A transplantation study of this species to new habitat show that it can only grow when sand is present nearby. This is because while it cannot adhere to or grow on sand itself, transient burial in or scouring by sand serves to deter an overabundance of algae grazers that can otherwise quickly eliminate this slow-growing seaweed. While it grows slowly, the encrusting C. setchellii can at times overtake and smother other rock-adherent life, including other algae and sessile invertebrates.

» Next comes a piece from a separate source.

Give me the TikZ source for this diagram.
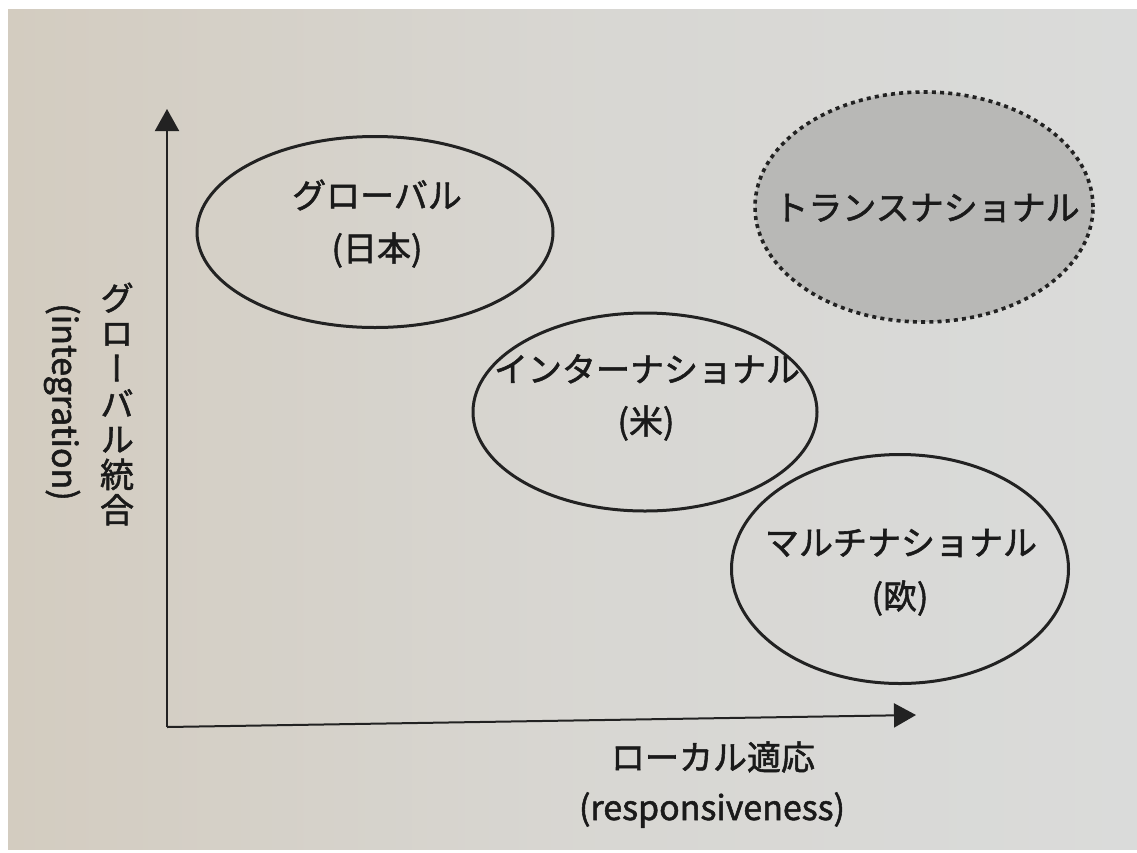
\documentclass[tikz,border=0pt]{standalone}
\usepackage{fontspec}
\setmainfont{Noto Sans CJK JP}[FakeBold=1.6]
\newfontfamily\jpv{Noto Sans CJK JP}[RawFeature={+vert},FakeBold=1.6]
\usetikzlibrary{shapes.geometric,arrows.meta}
\definecolor{paperL}{HTML}{D3CCC0}
\definecolor{paperR}{HTML}{DADBDA}
\definecolor{ink}{HTML}{1A1A1A}
\definecolor{lineink}{HTML}{222222}
\definecolor{tfill}{HTML}{B8B8B6}
\tikzset{
  oval/.style={ellipse, draw=lineink, line width=3pt, inner sep=0pt},
  dotoval/.style={ellipse, draw=lineink, fill=tfill, line width=3.6pt, dash pattern=on 4pt off 4.2pt, inner sep=0pt},
  txt/.style={inner sep=0pt, text=ink, font=\fontsize{34}{40}\selectfont},
  axis/.style={draw=lineink, line width=2pt, -{Triangle[length=22pt,width=24pt]}},
}
\begin{document}
\begin{tikzpicture}[x=1pt,y=-1pt]
\useasboundingbox (0,0) rectangle (1137,852);
\fill[white] (0,0) rectangle (1137,852);
\shade[left color=paperL, right color=paperR, middle color=paperR!70!paperL] (8,9) rectangle (1137,849);
% axes
\coordinate (O) at (167,727);
\coordinate (Ytip) at (167,109);
\coordinate (Xtip) at (916,715);
\draw[axis] (O) -- (Ytip);
\draw[axis] (O) -- (Xtip);
% ellipses
\node[oval, minimum width=356pt, minimum height=191pt] (glob) at (375,232) {};
\node[oval, minimum width=344pt, minimum height=198pt] (inter) at (645,412) {};
\node[oval, minimum width=337pt, minimum height=229pt] (multi) at (900,569) {};
\node[dotoval, minimum width=338pt, minimum height=230pt] (trans) at (924,207) {};
% texts
\node[txt] (t1) at (377,195) {グローバル};
\node[txt] (t1b) at (377,250) {(日本)};
\node[txt] (t2) at (647,369) {インターナショナル};
\node[txt] (t2b) at (646,423) {(米)};
\node[txt] (t3) at (901,543) {マルチナショナル};
\node[txt] (t3b) at (900,598) {(欧)};
\node[txt] (t4) at (927,208) {トランスナショナル};
% axis labels
\node[txt, font=\jpv\fontsize{34}{35.3}\selectfont, align=center] (yl) at (117,404) {グ\\ロ\\ー\\バ\\ル\\統\\合};
\node[txt, rotate=-90] (yl2) at (62,402) {(integration)};
\node[txt] (xl) at (713,757) {ローカル適応};
\node[txt] (xl2) at (712,810) {(responsiveness)};
\end{tikzpicture}
\end{document}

As a cushion-forming macroalgae, many other species of macroalgae have been found growing atop it as epiphytes. These include species of red algae such as Colaconema rhizoideum , as well as Antithamnion densum, Campylaephora gardneri, Erythrotrichia carnea, Griffithsia pacifica, Herposiphonia plumula, Polysiphonia pacifica, Porphyrostromium boryanum, and Pterosiphonia dendroidea. Other ephiphytes on C. setchelli include species of brown algae such as Ectocarpus commensalis , Ectocarpus siliculosus , and Feldmannia simplex.

==Life cycle==
Codium setchellii is unusually long-lived for green algae; if it survives early life and attains a diameter of 4 cm or more, it will likely live for several years. As in most other Codium species, the life cycle is likely a simple diplontic sexual one. Reproduction mainly takes place in winter, from November to December, when the dominant diploid thallus develops gametangia. This species is dioecious, meaning that the male and female gametangia are formed in separate individuals. Both types of gametangia spawn mobile, flagellated gametes. After fertilization occurs in the seawater, the zygote eventually settles on a rocky surface and a diploid germling begins to grow into an adult thallus.

Parthenogenesis has not been observed in this species, but occurs in its congener Codium fragile. Neither is there evidence that this species can asexually reproduce via fragmentation of the thallus. While experimental transplantation is possible, broken off pieces of thallus are not able to re-adhere by themselves to a rocky surface, and thus die.

==Etymology==
The epithet setchellii honors William Albert Setchell, a colleague of N. L. Gardner, who also worked to describe members of the Codium genus.

==Taxonomy==
The heterotypic synonym Codium adhaerens var. incrassatum (Dellow 1952) is not an accepted name.